[Charts and diagrams as code]

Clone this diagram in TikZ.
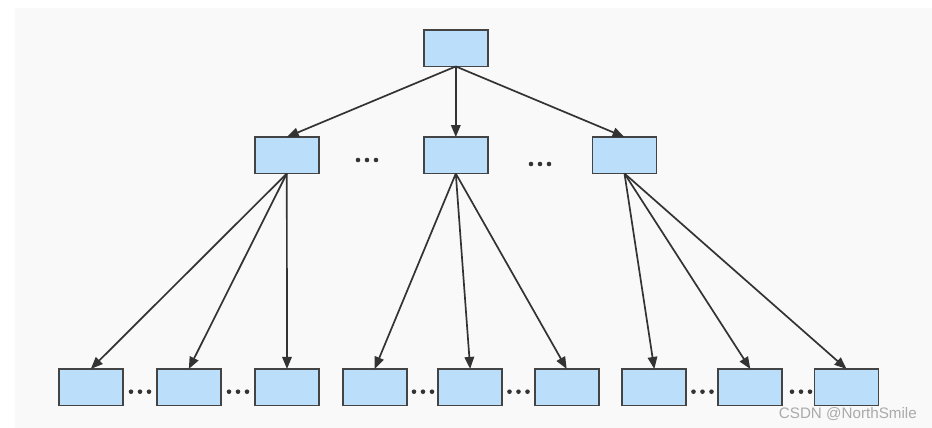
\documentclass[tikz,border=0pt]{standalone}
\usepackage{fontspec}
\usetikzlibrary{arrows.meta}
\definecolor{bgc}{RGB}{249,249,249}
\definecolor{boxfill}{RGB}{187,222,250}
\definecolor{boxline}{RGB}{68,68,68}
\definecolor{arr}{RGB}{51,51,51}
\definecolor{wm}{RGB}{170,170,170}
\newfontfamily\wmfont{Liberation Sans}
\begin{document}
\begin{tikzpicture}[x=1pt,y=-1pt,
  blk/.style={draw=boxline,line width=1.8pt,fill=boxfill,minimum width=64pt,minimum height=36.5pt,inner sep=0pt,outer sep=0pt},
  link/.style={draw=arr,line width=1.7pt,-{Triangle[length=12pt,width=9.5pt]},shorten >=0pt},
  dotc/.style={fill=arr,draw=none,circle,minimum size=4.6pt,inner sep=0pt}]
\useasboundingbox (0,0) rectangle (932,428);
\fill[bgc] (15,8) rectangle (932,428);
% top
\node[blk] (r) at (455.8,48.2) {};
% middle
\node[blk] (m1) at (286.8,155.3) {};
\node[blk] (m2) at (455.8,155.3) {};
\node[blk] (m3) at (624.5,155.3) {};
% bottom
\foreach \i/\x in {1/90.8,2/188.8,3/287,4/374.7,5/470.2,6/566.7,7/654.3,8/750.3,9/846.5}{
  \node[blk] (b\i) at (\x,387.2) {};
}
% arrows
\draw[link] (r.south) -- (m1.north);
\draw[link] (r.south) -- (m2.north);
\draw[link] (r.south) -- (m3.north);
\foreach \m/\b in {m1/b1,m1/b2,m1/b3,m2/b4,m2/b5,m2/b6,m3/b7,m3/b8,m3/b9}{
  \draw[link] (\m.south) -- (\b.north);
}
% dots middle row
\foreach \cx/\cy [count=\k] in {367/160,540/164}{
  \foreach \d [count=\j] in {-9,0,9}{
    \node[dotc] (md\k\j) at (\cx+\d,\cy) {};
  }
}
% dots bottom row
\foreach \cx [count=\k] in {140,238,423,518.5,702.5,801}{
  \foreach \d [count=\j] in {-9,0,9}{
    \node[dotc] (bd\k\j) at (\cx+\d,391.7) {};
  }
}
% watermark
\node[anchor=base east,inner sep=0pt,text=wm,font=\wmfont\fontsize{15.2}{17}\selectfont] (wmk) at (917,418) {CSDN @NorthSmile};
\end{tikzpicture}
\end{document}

...

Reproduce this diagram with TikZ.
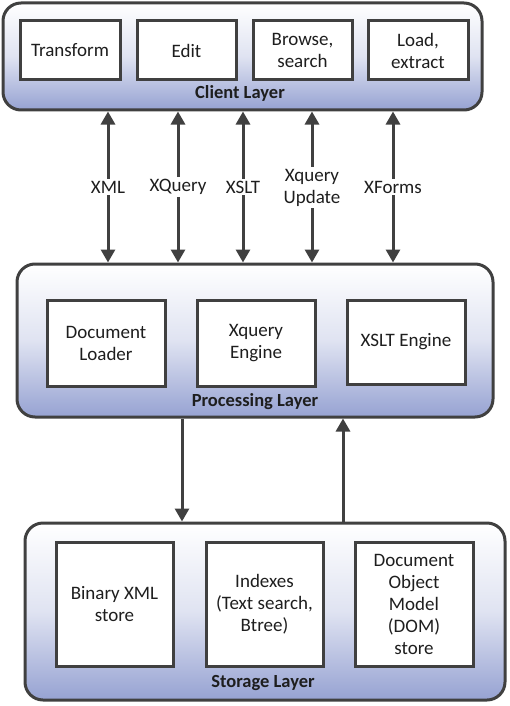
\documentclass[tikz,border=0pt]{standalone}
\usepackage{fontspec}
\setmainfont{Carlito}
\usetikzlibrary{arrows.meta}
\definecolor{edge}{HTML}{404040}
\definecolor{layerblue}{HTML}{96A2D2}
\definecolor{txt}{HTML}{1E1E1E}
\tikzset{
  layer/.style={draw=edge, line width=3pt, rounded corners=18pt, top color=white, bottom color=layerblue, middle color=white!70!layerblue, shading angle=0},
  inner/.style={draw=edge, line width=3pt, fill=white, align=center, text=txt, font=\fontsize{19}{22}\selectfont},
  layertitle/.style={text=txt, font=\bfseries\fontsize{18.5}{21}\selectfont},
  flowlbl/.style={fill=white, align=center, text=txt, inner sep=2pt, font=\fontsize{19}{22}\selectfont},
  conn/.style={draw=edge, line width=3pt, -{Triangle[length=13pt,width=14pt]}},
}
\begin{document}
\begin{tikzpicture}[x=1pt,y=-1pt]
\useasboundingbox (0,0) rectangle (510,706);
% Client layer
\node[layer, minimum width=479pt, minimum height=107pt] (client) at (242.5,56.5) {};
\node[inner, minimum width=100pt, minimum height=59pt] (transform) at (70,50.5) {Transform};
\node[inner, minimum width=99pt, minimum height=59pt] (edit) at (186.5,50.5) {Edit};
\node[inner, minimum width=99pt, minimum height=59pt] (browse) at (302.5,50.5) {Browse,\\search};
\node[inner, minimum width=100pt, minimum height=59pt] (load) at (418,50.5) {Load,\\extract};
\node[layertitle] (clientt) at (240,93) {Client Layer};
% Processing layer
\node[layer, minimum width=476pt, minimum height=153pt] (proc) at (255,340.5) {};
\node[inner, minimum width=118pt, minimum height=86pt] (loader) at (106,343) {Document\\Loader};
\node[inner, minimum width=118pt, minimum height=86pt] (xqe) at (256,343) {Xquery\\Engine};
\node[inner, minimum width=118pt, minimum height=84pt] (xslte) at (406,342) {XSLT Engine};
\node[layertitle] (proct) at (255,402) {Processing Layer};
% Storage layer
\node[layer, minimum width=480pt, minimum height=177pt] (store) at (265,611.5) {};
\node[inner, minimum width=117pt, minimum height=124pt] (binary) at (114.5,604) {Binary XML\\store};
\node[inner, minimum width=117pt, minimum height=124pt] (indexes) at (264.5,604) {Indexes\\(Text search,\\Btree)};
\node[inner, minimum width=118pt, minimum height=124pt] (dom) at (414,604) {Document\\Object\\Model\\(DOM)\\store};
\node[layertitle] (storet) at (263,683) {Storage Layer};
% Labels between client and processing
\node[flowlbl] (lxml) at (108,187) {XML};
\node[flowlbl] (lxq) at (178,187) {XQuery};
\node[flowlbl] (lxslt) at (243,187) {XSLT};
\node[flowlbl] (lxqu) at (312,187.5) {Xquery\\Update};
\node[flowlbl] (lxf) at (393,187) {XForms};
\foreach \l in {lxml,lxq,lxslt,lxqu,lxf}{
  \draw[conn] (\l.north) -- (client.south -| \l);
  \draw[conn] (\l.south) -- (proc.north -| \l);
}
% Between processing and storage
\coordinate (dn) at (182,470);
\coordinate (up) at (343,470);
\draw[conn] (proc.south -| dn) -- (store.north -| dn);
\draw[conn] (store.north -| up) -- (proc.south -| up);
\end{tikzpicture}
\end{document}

**Exercise description:** Return each full line of the entries that contains the word "this".

**Result:**
Clone this diagram in TikZ.
Reproduce this diagram with TikZ.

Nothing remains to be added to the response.